Stated problem:
Retype every line from the start of the data down to and including the line with "ax = fig.add_axes([0.0848, 0.1452, 0.9023, 0.7134])". Skip the pictures.

Source data:

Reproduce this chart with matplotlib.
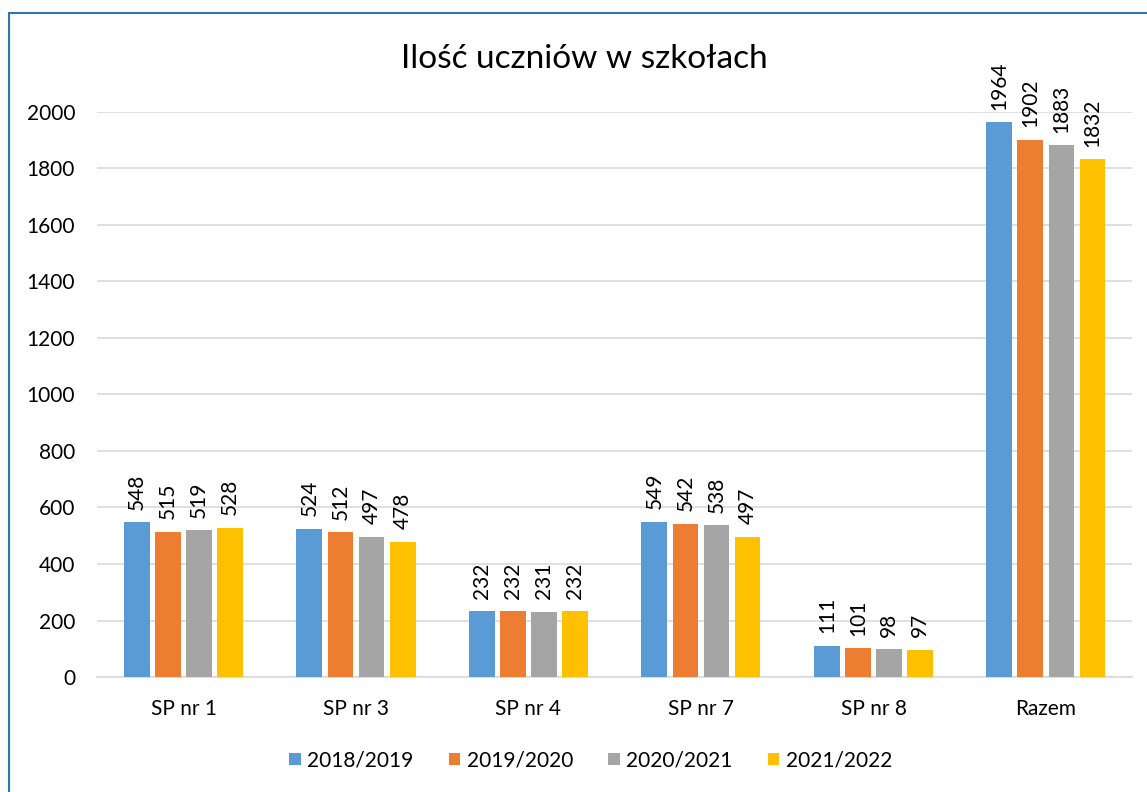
import numpy as np
import matplotlib.pyplot as plt
from matplotlib.patches import Rectangle

plt.rcParams['font.family'] = ['Lato', 'DejaVu Sans']

schools = ['SP nr 1', 'SP nr 3', 'SP nr 4', 'SP nr 7', 'SP nr 8', 'Razem']
years = ['2018/2019', '2019/2020', '2020/2021', '2021/2022']
v2018 = [548, 524, 232, 549, 111, 1964]
v2019 = [515, 512, 232, 542, 101, 1902]
v2020 = [519, 497, 231, 538, 98, 1883]
v2021 = [528, 478, 232, 497, 97, 1832]
colors = ['#5b9bd5', '#ed7d31', '#a5a5a5', '#ffc000']

series = [v2018, v2019, v2020, v2021]

fig = plt.figure(figsize=(11.47, 7.92), dpi=100)
ax = fig.add_axes([0.0848, 0.1452, 0.9023, 0.7134])

x = np.arange(len(schools))
w = 0.15
step = 0.18
for i, (vals, col, lab) in enumerate(zip(series, colors, years)):
    pos = x + (i - 1.5) * step
    bars = ax.bar(pos, vals, width=w, color=col, label=lab, zorder=3)
    for b, v in zip(bars, vals):
        ax.annotate(str(v), (b.get_x() + b.get_width() / 2, v), xytext=(0, 9),
                    textcoords='offset points', rotation=90, ha='center', va='bottom',
                    fontsize=15, color='#000000', annotation_clip=False)

ax.set_xlim(-0.5, len(schools) - 0.5)
ax.set_ylim(0, 2000)
ax.set_yticks(range(0, 2001, 200))
ax.set_xticks(x)
ax.set_xticklabels(schools)
ax.tick_params(axis='both', length=0, labelsize=15, colors='#000000')
ax.tick_params(axis='x', pad=16)
ax.tick_params(axis='y', pad=16)
ax.grid(axis='y', color='#d9d9d9', linewidth=1.2, zorder=0)
for s in ['top', 'right', 'left']:
    ax.spines[s].set_visible(False)
ax.spines['bottom'].set_color('#d9d9d9')
ax.spines['bottom'].set_linewidth(1.2)

fig.text(0.509, 0.925, 'Ilość uczniów w szkołach', ha='center', va='center', fontsize=24)

leg = fig.legend(loc='center', bbox_to_anchor=(0.515, 0.04), ncol=4, frameon=False,
                 fontsize=15, handlelength=0.55, handleheight=0.55, handletextpad=0.3,
                 columnspacing=1.7)

fig.patches.append(Rectangle((9 / 1147, -0.1), 1.2, 1 - 13 / 792 + 0.1, transform=fig.transFigure,
                             fill=False, edgecolor='#2e75b6', linewidth=1.5, zorder=10))

fig.savefig('out.png', dpi=100)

Full answer:
Reproduce this chart with matplotlib.
import numpy as np
import matplotlib.pyplot as plt
from matplotlib.patches import Rectangle

plt.rcParams['font.family'] = ['Lato', 'DejaVu Sans']

schools = ['SP nr 1', 'SP nr 3', 'SP nr 4', 'SP nr 7', 'SP nr 8', 'Razem']
years = ['2018/2019', '2019/2020', '2020/2021', '2021/2022']
v2018 = [548, 524, 232, 549, 111, 1964]
v2019 = [515, 512, 232, 542, 101, 1902]
v2020 = [519, 497, 231, 538, 98, 1883]
v2021 = [528, 478, 232, 497, 97, 1832]
colors = ['#5b9bd5', '#ed7d31', '#a5a5a5', '#ffc000']

series = [v2018, v2019, v2020, v2021]

fig = plt.figure(figsize=(11.47, 7.92), dpi=100)
ax = fig.add_axes([0.0848, 0.1452, 0.9023, 0.7134])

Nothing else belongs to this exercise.